I can imagine - now picture she's 2 ft tall trodding around in mommy's shoes - the woman she'll some day be is staring back saying, "Mom, I could have been so much more assertive had you dressed me differently."

Sure, there are times when we feel intentional and want to control those things. I'll close my eyes and stick my hand into her closet to pick an outfit blindly, but almost always need to consider it first. And, that bothers me. And, sometimes it bothers me that it bothers me. So, what will things be like when she's older, as you described, and has her own voice, opinions, and starts to see, feel, and hear pressures from peers and others to look, speak, dress, act a certain way. She may even desire the same pink notebook with the I Luv U! stickers.

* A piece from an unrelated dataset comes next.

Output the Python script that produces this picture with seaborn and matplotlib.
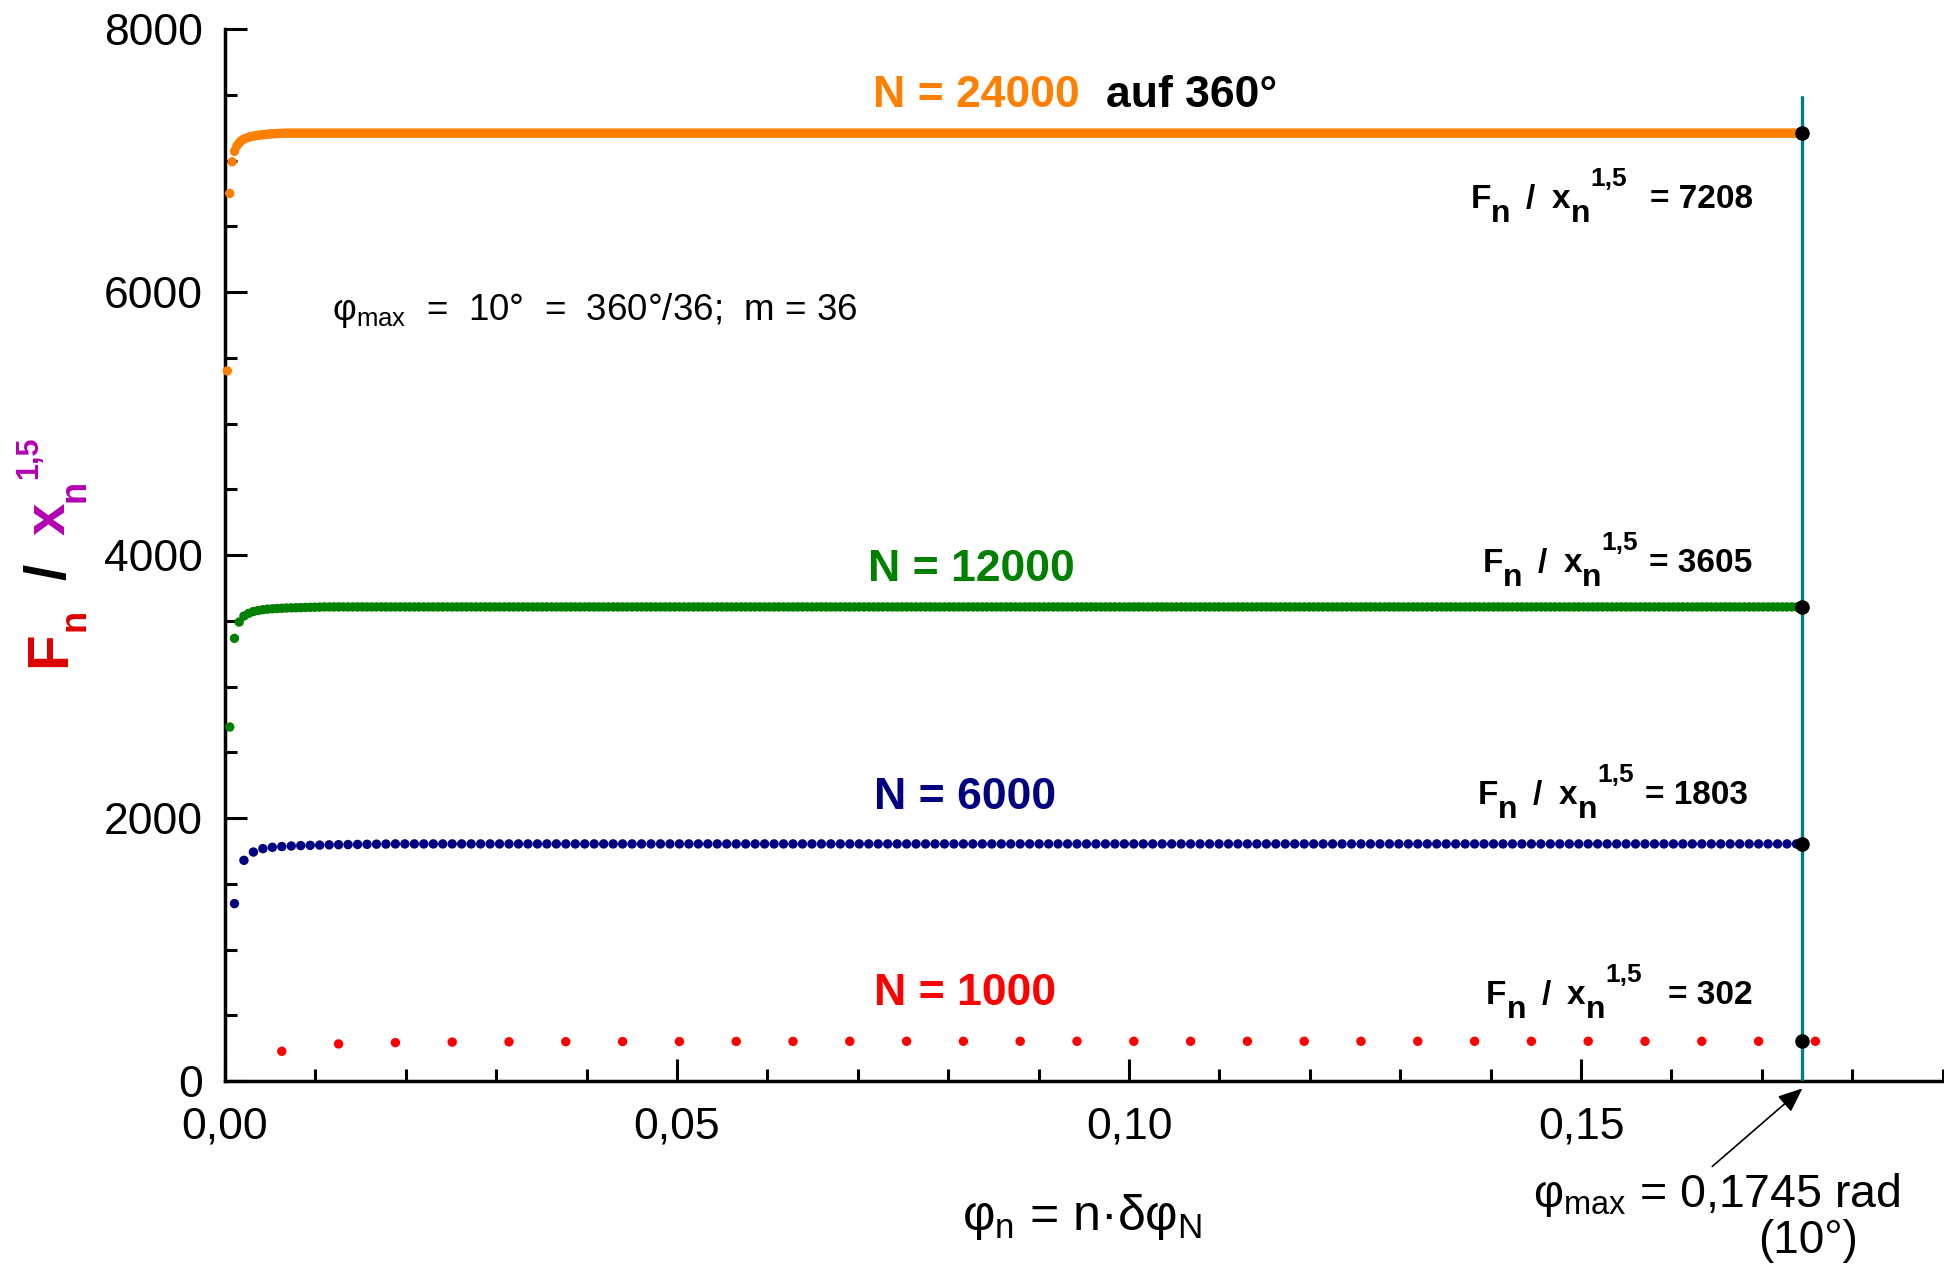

Honestly, I think the clothes, the spiral notebooks, none of that matters more than the nurturing model you're creating for your children. The love and guidance you surround them with equally opposes any pressures from without.

And the fact that you're a conscious mama and sensitive to these thoughts and ideas makes your daughter(s) very lucky little girls. They are sucking up and absorbing as much, if not more, of you than they are of anything else, and the example you're creating by being the kind of person that considers and values these feelings and shares them provides the best kind of life lesson for them.

I think many of us as parents, and moms especially, push ourselves so hard to be perfect, and to raise perfectly conscious and aware children. We deserve the space to relax a little and to be human with all of our iniquities. We need to allow ourselves a little breathing room and permission to let go, and to feel reassured in being just as good as we already are.

It's clear you're doing a great job, mama, in growing your older kids despite the little things that may get in the way and cause some minor frustration. It's also clear that your mama did a few things right too.

As a previous commenter said, just keep sharing your stories. I really appreciated this one.